The Needham Human Rights Committee agreed at its April meeting to add age and citizenship to the town statement of protected classes and to publish the revised statement on the committee’s web page while pursuing formal endorsement by the Select Board.
Committee members said the town’s existing employment EEO statement already lists a broad set of protected categories used in job postings and suggested borrowing that language rather than attempting to enumerate every possible group. Taylor, the committee liaison from town staff, said the town’s job postings include race, age, gender, national origin, disability, religion or belief, sexual orientation, marital status, pregnancy and veteran status, and recommended using an ‘‘or any other protected class’’ catch-all where appropriate.
Members flagged that the town’s discrimination-complaint form and its web link were not clearly available in the materials they reviewed. One member said a QR code had been circulated during a recent presentation but that the digital complaint form had not been finalized for the public site. The committee asked staff to locate and post the complaint form link alongside the statement so residents can find both the statement and the complaint process in one place.

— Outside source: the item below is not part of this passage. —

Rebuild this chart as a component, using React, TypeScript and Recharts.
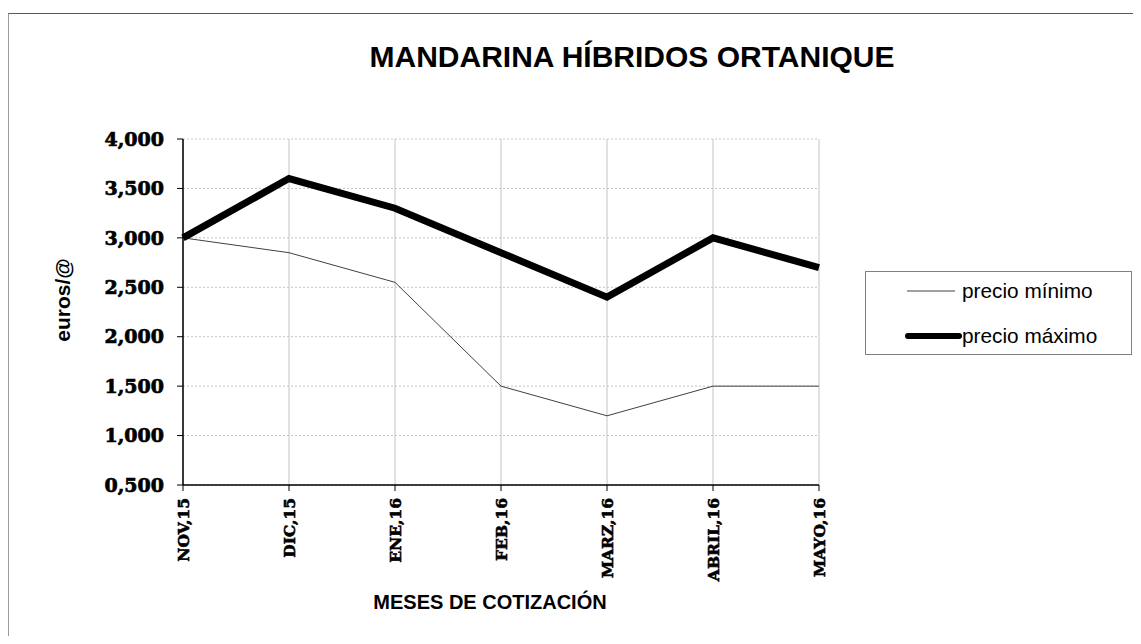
import { LineChart, Line, XAxis, YAxis, CartesianGrid, Legend } from 'recharts'

const months = ['NOV,15', 'DIC,15', 'ENE,16', 'FEB,16', 'MARZ,16', 'ABRIL,16', 'MAYO,16']
const precioMinimo = [3.0, 2.85, 2.55, 1.5, 1.2, 1.5, 1.5]
const precioMaximo = [3.0, 3.6, 3.3, 2.85, 2.4, 3.0, 2.7]
const yTicks = [0.5, 1, 1.5, 2, 2.5, 3, 3.5, 4]

const data = months.map((month, i) => ({
  month,
  min: precioMinimo[i],
  max: precioMaximo[i],
}))

const serif = '"DejaVu Serif", "Liberation Serif", serif'
const sans = '"Liberation Sans", Arial, sans-serif'

// labels drawn bottom-to-top under each tick
function MonthTick({ x, y, payload }: any) {
  return (
    <g transform={`translate(${x},${y})`}>
      <text
        transform="rotate(-90)"
        textAnchor="end"
        dy="0.36em"
        fontFamily={serif}
        fontSize={15.5}
        fontWeight="bold"
        fill="#000"
        stroke="#000"
        strokeWidth={0.6}
      >
        {payload.value}
      </text>
    </g>
  )
}

function LegendBox() {
  const row = (top: number, sample: JSX.Element, label: string) => (
    <div
      style={{
        position: 'absolute',
        left: 39,
        top,
        height: 24,
        display: 'flex',
        alignItems: 'center',
        whiteSpace: 'nowrap',
      }}
    >
      <svg width={57} height={10} style={{ display: 'block' }}>
        {sample}
      </svg>
      <span>{label}</span>
    </div>
  )
  return (
    <div
      style={{
        position: 'relative',
        width: 265,
        height: 82,
        border: '1px solid #808080',
        background: '#fff',
        fontFamily: sans,
        fontSize: 20.8,
        color: '#000',
        lineHeight: 1,
      }}
    >
      {row(7, <line x1={2} x2={50} y1={5} y2={5} stroke="#404040" strokeWidth={1} />, 'precio mínimo')}
      {row(52, <line x1={3} x2={54} y1={5} y2={5} stroke="#000" strokeWidth={6} strokeLinecap="round" />, 'precio máximo')}
    </div>
  )
}

function CenteredText({ x, y, size, rotate, children }: any) {
  return (
    <div
      style={{
        position: 'absolute',
        left: x,
        top: y,
        transform: `translate(-50%, -50%)${rotate ? ' rotate(-90deg)' : ''}`,
        fontFamily: sans,
        fontWeight: 'bold',
        fontSize: size,
        lineHeight: 1,
        whiteSpace: 'nowrap',
        color: '#000',
      }}
    >
      {children}
    </div>
  )
}

export default function App() {
  return (
    <div style={{ position: 'relative', width: 1125, height: 628 }}>
      <div
        style={{
          position: 'absolute',
          left: 0,
          top: 5,
          width: 1124,
          height: 623,
          borderTop: '1px solid #5a5a5a',
          borderLeft: '1px solid #9a9a9a',
        }}
      />
      <LineChart
        width={1125}
        height={628}
        data={data}
        margin={{ top: 131, right: 314, bottom: 0, left: 0 }}
      >
        <CartesianGrid horizontal={true} vertical={false} stroke="#c4c4c4" strokeDasharray="2 2" />
        <CartesianGrid horizontal={false} vertical={true} stroke="#c4c4c4" />
        <XAxis
          dataKey="month"
          interval={0}
          height={151}
          tickSize={6}
          tickMargin={7}
          tick={<MonthTick />}
          axisLine={{ stroke: '#000', strokeWidth: 1.5 }}
          tickLine={{ stroke: '#000' }}
        />
        <YAxis
          type="number"
          domain={[0.5, 4]}
          ticks={yTicks}
          width={175}
          tickSize={6}
          tickMargin={13}
          tickFormatter={(v: number) => v.toFixed(3).replace('.', ',')}
          tick={{ fontFamily: serif, fontSize: 19, fontWeight: 'bold', fill: '#000', stroke: '#000', strokeWidth: 0.7 }}
          axisLine={{ stroke: '#000', strokeWidth: 1.5 }}
          tickLine={{ stroke: '#000' }}
        />
        <Legend
          layout="horizontal"
          verticalAlign="middle"
          align="center"
          content={() => <LegendBox />}
          wrapperStyle={{ left: 857, top: 263, width: 267, height: 84 }}
        />
        <Line
          type="linear"
          dataKey="min"
          name="precio mínimo"
          stroke="#404040"
          strokeWidth={1}
          dot={false}
          isAnimationActive={false}
        />
        <Line
          type="linear"
          dataKey="max"
          name="precio máximo"
          stroke="#000"
          strokeWidth={7}
          dot={false}
          isAnimationActive={false}
        />
      </LineChart>
      <CenteredText x={624} y={49} size={30}>
        MANDARINA HÍBRIDOS ORTANIQUE
      </CenteredText>
      <CenteredText x={54} y={292} size={21} rotate>
        euros/@
      </CenteredText>
      <CenteredText x={482} y={594} size={20}>
        MESES DE COTIZACIÓN
      </CenteredText>
    </div>
  )
}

The committee also discussed the document’s opening paragraph and historical context: members asked that the statement reference the committee’s long history and suggested adding an origin line noting the committee’s establishment in 1995 by the Board of Selectmen.
Next steps: committee members agreed to finalize a small set of edits, post the statement and complaint-form link as soon as practical, and prepare a request that the Select Board consider endorsing the statement at a future meeting.